WHAT IS BEING ASKED
Leave out any picture and return the remaining listing below exactly as given.
··· RAW DATA ···
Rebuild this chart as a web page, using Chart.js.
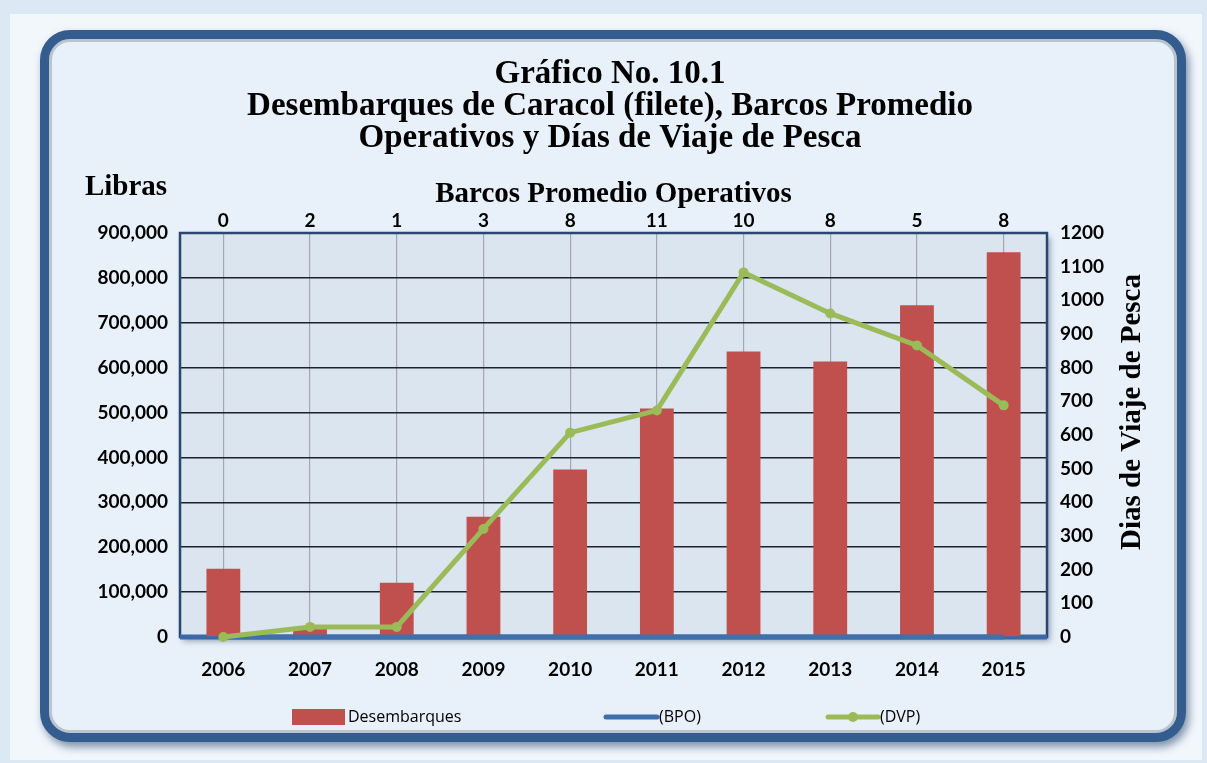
<!DOCTYPE html>
<html>
<head>
<meta charset="utf-8">
<script src="https://cdn.jsdelivr.net/npm/chart.js@4.4.1/dist/chart.umd.min.js"></script>
<style>
  html, body { margin: 0; padding: 0; }
  body { width: 1207px; height: 763px; background: #dce8f4; position: relative; overflow: hidden; }
  #glow { position: absolute; left: 10px; top: 14px; width: 1192px; height: 746px; background: #f2f7fc; }
  #frame {
    position: absolute; left: 40px; top: 30px; width: 1128px; height: 694px;
    border: 9px solid #345c8e; border-radius: 30px; background: #e8f1fa;
    box-shadow: 3px 5px 8px rgba(30,60,100,0.55), inset 0 0 0 3px #b9c4cf;
  }
  #chart { position: absolute; left: 0; top: 0; }
</style>
</head>
<body>
<div id="glow"></div>
<div id="frame"></div>
<canvas id="chart" width="1207" height="763"></canvas>
<script>
document.addEventListener('DOMContentLoaded', () => {

    // --- Data ---
    const years = ['2006', '2007', '2008', '2009', '2010', '2011', '2012', '2013', '2014', '2015'];
    const desembarques = [152000, 20000, 121000, 268000, 373000, 509000, 636000, 614000, 739000, 857000];
    const bpo = [0, 2, 1, 3, 8, 11, 10, 8, 5, 8];
    const dvp = [0, 30, 30, 321, 607, 673, 1083, 961, 866, 688];
    const bpoLabels = bpo.map(v => String(v));

    const tickFont = { family: 'Lato', weight: 'bold', size: 19 };
    const serif = 'Liberation Serif';

    // plot background + border
    const plotArea = {
        id: 'plotArea',
        beforeDraw(chart) {
            const { ctx, chartArea: a } = chart;
            ctx.save();
            ctx.shadowColor = 'rgba(40,60,90,0.45)';
            ctx.shadowBlur = 6;
            ctx.shadowOffsetX = 3;
            ctx.shadowOffsetY = 4;
            ctx.fillStyle = '#dbe5f0';
            ctx.fillRect(a.left, a.top, a.right - a.left, a.bottom - a.top);
            ctx.restore();
        },
        beforeDatasetsDraw(chart) {
            const { ctx, chartArea: a } = chart;
            ctx.save();
            ctx.strokeStyle = '#2b4670';
            ctx.lineWidth = 2.5;
            ctx.strokeRect(a.left, a.top, a.right - a.left, a.bottom - a.top);
            // thick blue base line
            ctx.strokeStyle = '#3a6aa6';
            ctx.lineWidth = 5;
            ctx.beginPath();
            ctx.moveTo(a.left, a.bottom);
            ctx.lineTo(a.right, a.bottom);
            ctx.stroke();
            ctx.restore();
        }
    };

    // extra texts and legend
    const extras = {
        id: 'extras',
        afterDraw(chart) {
            const ctx = chart.ctx;
            ctx.save();
            ctx.fillStyle = '#000';
            ctx.font = `bold 29px "${serif}"`;
            ctx.textAlign = 'center';
            ctx.textBaseline = 'middle';
            ctx.fillText('Libras', 126, 188);

            ctx.translate(1133, 412);
            ctx.rotate(-Math.PI / 2);
            ctx.font = `bold 29px "${serif}"`;
            ctx.fillText('Dias de Viaje de Pesca', 0, 0);
            ctx.restore();

            // legend
            const ds = chart.data.datasets;
            const y = 717;
            ctx.save();
            ctx.font = '16px "Open Sans"';
            ctx.textBaseline = 'middle';
            ctx.textAlign = 'left';
            ctx.fillStyle = ds[0].backgroundColor;
            ctx.fillRect(292, y - 8, 53, 16);
            ctx.fillStyle = '#000';
            ctx.fillText(ds[0].label, 348, y);

            ctx.strokeStyle = ds[1].borderColor;
            ctx.lineWidth = 5;
            ctx.lineCap = 'round';
            ctx.beginPath(); ctx.moveTo(606, y); ctx.lineTo(657, y); ctx.stroke();
            ctx.fillText(ds[1].label, 659, y);

            ctx.strokeStyle = ds[2].borderColor;
            ctx.beginPath(); ctx.moveTo(828, y); ctx.lineTo(878, y); ctx.stroke();
            ctx.fillStyle = ds[2].borderColor;
            ctx.beginPath(); ctx.arc(853, y, 5, 0, Math.PI * 2); ctx.fill();
            ctx.fillStyle = '#000';
            ctx.fillText(ds[2].label, 880, y);
            ctx.restore();
        }
    };

    const config = {
        type: 'bar',
        data: {
            labels: years,
            datasets: [
                {
                    label: 'Desembarques',
                    data: desembarques,
                    yAxisID: 'y',
                    backgroundColor: '#c0504d',
                    barPercentage: 0.5,
                    categoryPercentage: 0.78,
                    order: 3
                },
                {
                    type: 'line',
                    label: '(BPO)',
                    data: bpo,
                    yAxisID: 'y',
                    borderColor: '#3f70aa',
                    borderWidth: 5,
                    pointRadius: 0,
                    clip: false,
                    order: 1
                },
                {
                    type: 'line',
                    label: '(DVP)',
                    data: dvp,
                    yAxisID: 'y1',
                    borderColor: '#9bbb59',
                    backgroundColor: '#9bbb59',
                    borderWidth: 5,
                    pointRadius: 5,
                    pointBackgroundColor: '#9bbb59',
                    pointBorderWidth: 0,
                    clip: false,
                    order: 0
                }
            ]
        },
        options: {
            responsive: false,
            animation: false,
            layout: { padding: { left: 60, right: 47, top: 58, bottom: 73 } },
            plugins: {
                legend: { display: false },
                tooltip: { enabled: false },
                title: {
                    display: true,
                    text: ['Gráfico No. 10.1', 'Desembarques de Caracol (filete), Barcos Promedio', 'Operativos y Días de Viaje de Pesca'],
                    color: '#000',
                    font: { family: serif, weight: 'bold', size: 33, lineHeight: '32px' },
                    padding: 0
                }
            },
            scales: {
                x: {
                    position: 'bottom',
                    z: 1,
                    grid: { offset: false, color: 'rgba(150,158,168,0.85)', lineWidth: 1.2, drawTicks: false },
                    border: { display: false },
                    ticks: { color: '#000', font: tickFont, padding: 21 },
                    afterFit(s) { s.height = 53; }
                },
                x2: {
                    type: 'category',
                    position: 'top',
                    labels: bpoLabels,
                    grid: { display: false, drawTicks: false },
                    border: { display: false },
                    ticks: { color: '#000', font: tickFont, padding: 1 },
                    title: {
                        display: true,
                        text: 'Barcos Promedio Operativos',
                        color: '#000',
                        font: { family: serif, weight: 'bold', size: 29 },
                        padding: { top: 23, bottom: 0 }
                    },
                    afterFit(s) { s.height = 79; }
                },
                y: {
                    position: 'left',
                    min: 0,
                    max: 900000,
                    grid: { color: '#1b2130', lineWidth: 1.5, drawTicks: false },
                    border: { display: false },
                    ticks: {
                        stepSize: 100000,
                        color: '#000',
                        font: tickFont,
                        padding: 12,
                        callback: v => v.toLocaleString('en-US')
                    },
                    afterFit(s) { s.width = 120; }
                },
                y1: {
                    position: 'right',
                    min: 0,
                    max: 1200,
                    grid: { display: false, drawTicks: false },
                    border: { display: false },
                    ticks: { stepSize: 100, color: '#000', font: tickFont, padding: 13, callback: v => String(v) },
                    afterFit(s) { s.width = 113; }
                }
            }
        },
        plugins: [plotArea, extras]
    };

    new Chart(document.getElementById('chart'), config);
});
</script>
</body>
</html>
···
EXPECTED ANSWER
Rebuild this chart as a web page, using Chart.js.
<!DOCTYPE html>
<html>
<head>
<meta charset="utf-8">
<script src="https://cdn.jsdelivr.net/npm/chart.js@4.4.1/dist/chart.umd.min.js"></script>
<style>
  html, body { margin: 0; padding: 0; }
  body { width: 1207px; height: 763px; background: #dce8f4; position: relative; overflow: hidden; }
  #glow { position: absolute; left: 10px; top: 14px; width: 1192px; height: 746px; background: #f2f7fc; }
  #frame {
    position: absolute; left: 40px; top: 30px; width: 1128px; height: 694px;
    border: 9px solid #345c8e; border-radius: 30px; background: #e8f1fa;
    box-shadow: 3px 5px 8px rgba(30,60,100,0.55), inset 0 0 0 3px #b9c4cf;
  }
  #chart { position: absolute; left: 0; top: 0; }
</style>
</head>
<body>
<div id="glow"></div>
<div id="frame"></div>
<canvas id="chart" width="1207" height="763"></canvas>
<script>
document.addEventListener('DOMContentLoaded', () => {

    // --- Data ---
    const years = ['2006', '2007', '2008', '2009', '2010', '2011', '2012', '2013', '2014', '2015'];
    const desembarques = [152000, 20000, 121000, 268000, 373000, 509000, 636000, 614000, 739000, 857000];
    const bpo = [0, 2, 1, 3, 8, 11, 10, 8, 5, 8];
    const dvp = [0, 30, 30, 321, 607, 673, 1083, 961, 866, 688];
    const bpoLabels = bpo.map(v => String(v));

    const tickFont = { family: 'Lato', weight: 'bold', size: 19 };
    const serif = 'Liberation Serif';

    // plot background + border
    const plotArea = {
        id: 'plotArea',
        beforeDraw(chart) {
            const { ctx, chartArea: a } = chart;
            ctx.save();
            ctx.shadowColor = 'rgba(40,60,90,0.45)';
            ctx.shadowBlur = 6;
            ctx.shadowOffsetX = 3;
            ctx.shadowOffsetY = 4;
            ctx.fillStyle = '#dbe5f0';
            ctx.fillRect(a.left, a.top, a.right - a.left, a.bottom - a.top);
            ctx.restore();
        },
        beforeDatasetsDraw(chart) {
            const { ctx, chartArea: a } = chart;
            ctx.save();
            ctx.strokeStyle = '#2b4670';
            ctx.lineWidth = 2.5;
            ctx.strokeRect(a.left, a.top, a.right - a.left, a.bottom - a.top);
            // thick blue base line
            ctx.strokeStyle = '#3a6aa6';
            ctx.lineWidth = 5;
            ctx.beginPath();
            ctx.moveTo(a.left, a.bottom);
            ctx.lineTo(a.right, a.bottom);
            ctx.stroke();
            ctx.restore();
        }
    };

    // extra texts and legend
    const extras = {
        id: 'extras',
        afterDraw(chart) {
            const ctx = chart.ctx;
            ctx.save();
            ctx.fillStyle = '#000';
            ctx.font = `bold 29px "${serif}"`;
            ctx.textAlign = 'center';
            ctx.textBaseline = 'middle';
            ctx.fillText('Libras', 126, 188);

            ctx.translate(1133, 412);
            ctx.rotate(-Math.PI / 2);
            ctx.font = `bold 29px "${serif}"`;
            ctx.fillText('Dias de Viaje de Pesca', 0, 0);
            ctx.restore();

            // legend
            const ds = chart.data.datasets;
            const y = 717;
            ctx.save();
            ctx.font = '16px "Open Sans"';
            ctx.textBaseline = 'middle';
            ctx.textAlign = 'left';
            ctx.fillStyle = ds[0].backgroundColor;
            ctx.fillRect(292, y - 8, 53, 16);
            ctx.fillStyle = '#000';
            ctx.fillText(ds[0].label, 348, y);

            ctx.strokeStyle = ds[1].borderColor;
            ctx.lineWidth = 5;
            ctx.lineCap = 'round';
            ctx.beginPath(); ctx.moveTo(606, y); ctx.lineTo(657, y); ctx.stroke();
            ctx.fillText(ds[1].label, 659, y);

            ctx.strokeStyle = ds[2].borderColor;
            ctx.beginPath(); ctx.moveTo(828, y); ctx.lineTo(878, y); ctx.stroke();
            ctx.fillStyle = ds[2].borderColor;
            ctx.beginPath(); ctx.arc(853, y, 5, 0, Math.PI * 2); ctx.fill();
            ctx.fillStyle = '#000';
            ctx.fillText(ds[2].label, 880, y);
            ctx.restore();
        }
    };

    const config = {
        type: 'bar',
        data: {
            labels: years,
            datasets: [
                {
                    label: 'Desembarques',
                    data: desembarques,
                    yAxisID: 'y',
                    backgroundColor: '#c0504d',
                    barPercentage: 0.5,
                    categoryPercentage: 0.78,
                    order: 3
                },
                {
                    type: 'line',
                    label: '(BPO)',
                    data: bpo,
                    yAxisID: 'y',
                    borderColor: '#3f70aa',
                    borderWidth: 5,
                    pointRadius: 0,
                    clip: false,
                    order: 1
                },
                {
                    type: 'line',
                    label: '(DVP)',
                    data: dvp,
                    yAxisID: 'y1',
                    borderColor: '#9bbb59',
                    backgroundColor: '#9bbb59',
                    borderWidth: 5,
                    pointRadius: 5,
                    pointBackgroundColor: '#9bbb59',
                    pointBorderWidth: 0,
                    clip: false,
                    order: 0
                }
            ]
        },
        options: {
            responsive: false,
            animation: false,
            layout: { padding: { left: 60, right: 47, top: 58, bottom: 73 } },
            plugins: {
                legend: { display: false },
                tooltip: { enabled: false },
                title: {
                    display: true,
                    text: ['Gráfico No. 10.1', 'Desembarques de Caracol (filete), Barcos Promedio', 'Operativos y Días de Viaje de Pesca'],
                    color: '#000',
                    font: { family: serif, weight: 'bold', size: 33, lineHeight: '32px' },
                    padding: 0
                }
            },
            scales: {
                x: {
                    position: 'bottom',
                    z: 1,
                    grid: { offset: false, color: 'rgba(150,158,168,0.85)', lineWidth: 1.2, drawTicks: false },
                    border: { display: false },
                    ticks: { color: '#000', font: tickFont, padding: 21 },
                    afterFit(s) { s.height = 53; }
                },
                x2: {
                    type: 'category',
                    position: 'top',
                    labels: bpoLabels,
                    grid: { display: false, drawTicks: false },
                    border: { display: false },
                    ticks: { color: '#000', font: tickFont, padding: 1 },
                    title: {
                        display: true,
                        text: 'Barcos Promedio Operativos',
                        color: '#000',
                        font: { family: serif, weight: 'bold', size: 29 },
                        padding: { top: 23, bottom: 0 }
                    },
                    afterFit(s) { s.height = 79; }
                },
                y: {
                    position: 'left',
                    min: 0,
                    max: 900000,
                    grid: { color: '#1b2130', lineWidth: 1.5, drawTicks: false },
                    border: { display: false },
                    ticks: {
                        stepSize: 100000,
                        color: '#000',
                        font: tickFont,
                        padding: 12,
                        callback: v => v.toLocaleString('en-US')
                    },
                    afterFit(s) { s.width = 120; }
                },
                y1: {
                    position: 'right',
                    min: 0,
                    max: 1200,
                    grid: { display: false, drawTicks: false },
                    border: { display: false },
                    ticks: { stepSize: 100, color: '#000', font: tickFont, padding: 13, callback: v => String(v) },
                    afterFit(s) { s.width = 113; }
                }
            }
        },
        plugins: [plotArea, extras]
    };

    new Chart(document.getElementById('chart'), config);
});
</script>
</body>
</html>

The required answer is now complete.